La fronde d'actionnaires qui jugent Danone pas assez rentable a finalement eu raison d'Emmanuel Faber: le patron du fleuron français de l'agroalimentaire a été évincé avec effet immédiat, a annoncé le groupe lundi.
Connu pour défendre un capitalisme libéré du court-termisme, plus vert et plus social, Emmanuel Faber était devenu la cible ces derniers mois de fonds d'investissement qui le rendaient responsable de performances jugées moins bonnes que celles de concurrents comme Nestlé ou Unilever.
Son départ a été acté par le conseil d'administration, dont Gilles Schnepp, ex-patron historique du fabricant de matériel électrique Legrand, va prendre la présidence, a détaillé Danone lundi dans son communiqué.
Et en attendant de trouver un nouveau directeur général "d'envergure internationale", un duo intérimaire a été désigné "pour assurer la continuité de l'opérationnel": il est composé d'une directrice générale, Véronique Penchienati-Bosetta, et d'un directeur général délégué, Shane Grant.
L'annonce faisait bondir l'action Danone d'environ 5% lundi matin à la Bourse de Paris.

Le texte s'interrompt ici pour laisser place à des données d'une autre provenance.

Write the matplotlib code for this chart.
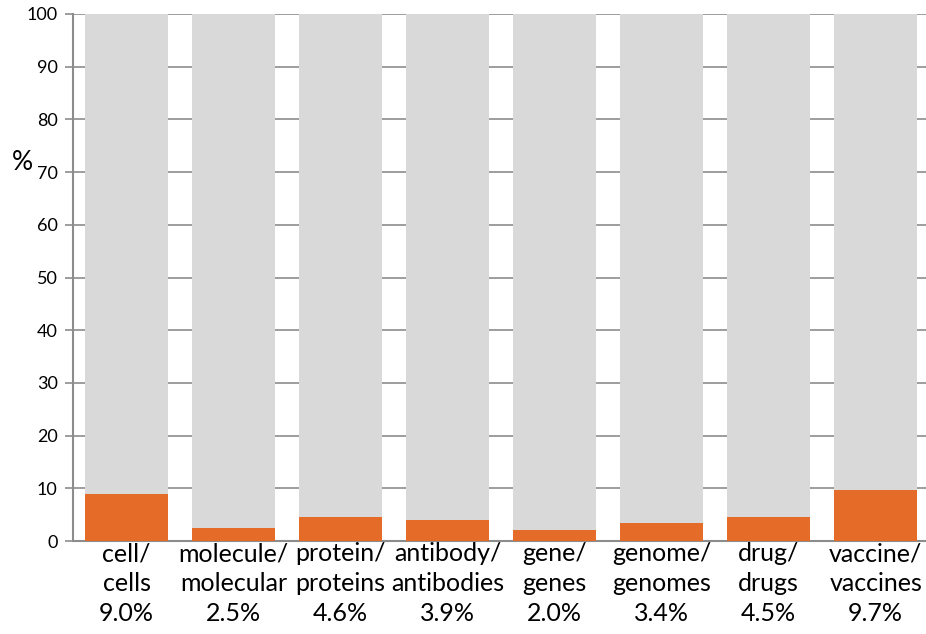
import numpy as np
import matplotlib.pyplot as plt

categories = ['cell/\ncells', 'molecule/\nmolecular', 'protein/\nproteins', 'antibody/\nantibodies',
              'gene/\ngenes', 'genome/\ngenomes', 'drug/\ndrugs', 'vaccine/\nvaccines']
shares = [9.0, 2.5, 4.6, 3.9, 2.0, 3.4, 4.5, 9.7]
total = 100

plt.rcParams['font.family'] = ['Lato', 'DejaVu Sans']

fig = plt.figure(figsize=(9.26, 6.34), dpi=100)
ax = fig.add_axes([73 / 926, 1 - 541 / 634, 1 - 73 / 926, (541 - 14) / 634])

x = np.arange(len(categories))
rest = [total - s for s in shares]
ax.bar(x, shares, width=0.77, color='#E46C28', zorder=3)
ax.bar(x, rest, bottom=shares, width=0.77, color='#D9D9D9', zorder=3)

ax.set_ylim(0, 100)
ax.set_xlim(-0.5, 7.47)
ax.set_yticks(np.arange(0, 101, 10))
ax.yaxis.grid(True, color='#8c8c8c', linewidth=1.2, zorder=0)
ax.set_axisbelow(True)

labels = [f'{c}\n{s:.1f}%' for c, s in zip(categories, shares)]
ax.set_xticks(x)
ax.set_xticklabels(labels, fontsize=18, linespacing=1.36)
ax.tick_params(axis='x', length=0, pad=1)
ax.tick_params(axis='y', length=6, width=1.2, color='#8c8c8c', labelsize=13, pad=5)

for side in ['top', 'right']:
    ax.spines[side].set_visible(False)
ax.spines['left'].set_color('#8c8c8c')
ax.spines['left'].set_linewidth(1.5)
ax.spines['bottom'].set_color('#8c8c8c')
ax.spines['bottom'].set_linewidth(1.5)

fig.text(22 / 926, 1 - 163 / 634, '%', fontsize=19, ha='center', va='center')

fig.savefig('out.png', dpi=100)
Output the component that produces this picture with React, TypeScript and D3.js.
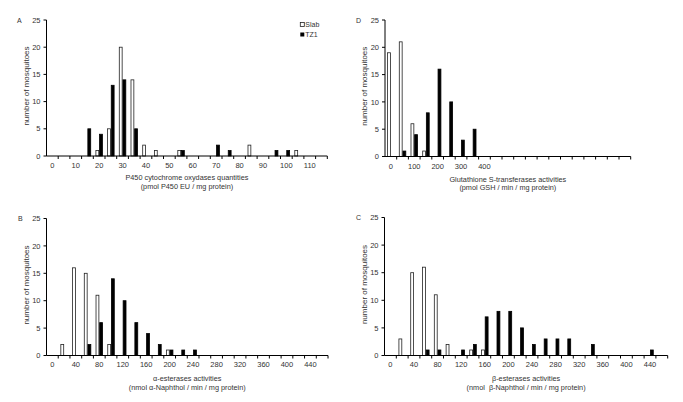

M. Faber, 57 ans, était directeur général depuis 2014 et avait été promu PDG en 2017. Il avait toutefois perdu les pleins pouvoirs début mars, lorsque le conseil d'administration avait décidé de dissocier les postes de président et de directeur général. Un gage octroyé à deux actionnaires rebelles, les fonds d'investissement Artisan Partners et Bluebell Capital, entrés récemment au capital à la faveur de la baisse de l'action.
Il avait alors été décidé de conserver Emmanuel Faber à la présidence du conseil d'administration, c'est-à-dire de lui laisser la main sur les orientations stratégiques, et de rechercher un nouveau directeur général, sans qu'une date soit toutefois fixée - en attendant, Emmanuel Faber continuait d'assurer la direction générale.
Dès le surlendemain, Artisan Partners, qui faisait campagne pour son départ pur et simple, avait dit inciter "vivement le conseil à revoir sa position".
Artisan, troisième actionnaire de Danone avec environ 3% du capital, appelait à nommer "immédiatement" un président "vraiment indépendant".
Lui et Bluebell jugeaient que, sous la direction d'Emmanuel Faber, Danone avait décliné par rapport à ses principaux concurrents. Ils demandaient aussi que le plan de réorganisation et de réduction des coûts lancé par Emmanuel Faber soit au moins suspendu.
Baptisé "Local First", ce plan, en cours de négociations avec les syndicats, vise selon la direction sortante à rendre Danone plus "agile" et générer des économies en supprimant des strates hiérarchiques. Jusqu'à 2.000 suppressions de postes sont prévues.
Inquiets de voir des fonds d'investissement dicter la stratégie du groupe, plusieurs syndicats du groupe (CFDT, FO et CGC) avaient apporté début mars leur soutien à la gouvernance actuelle.
"Moi, que ça soit Machin, Tartempion ou Bidule qui gère l'entreprise, à partir du moment où ils appliquent la même politique qu'on a aujourd'hui, ça nous va bien. Ce n'est pas l'homme qu'on défend, c'est la gouvernance", avait déclaré à l'AFP Bruno Largillière, coordonnateur CFDT chez Danone, tout en précisant préférer que M. Faber reste en place.
"On ne comprendrait pas du tout qu'il soit remis en cause pour apporter plus de bénéfice aux actionnaires qui aujourd'hui arrivent, ne pèsent que 3% et viennent révolutionner l'entreprise", avait-il ajouté.
En 2020, le chiffre d'affaires du géant agroalimentaire français a reculé de 6,6%, à 23,6 milliards d'euros, soit un manque à gagner d'environ 1,7 milliard par rapport à 2019. Emmanuel Faber avait promis un "retour à la croissance dès le second trimestre" 2021, à l'occasion de la présentation des résultats en février.
Lui aussi chahuté par la crise du Covid-19 et ses conséquences sur la consommation, son concurrent Unilever a pour sa part réussi à limiter le repli de ses ventes à 2,4% l'an passé.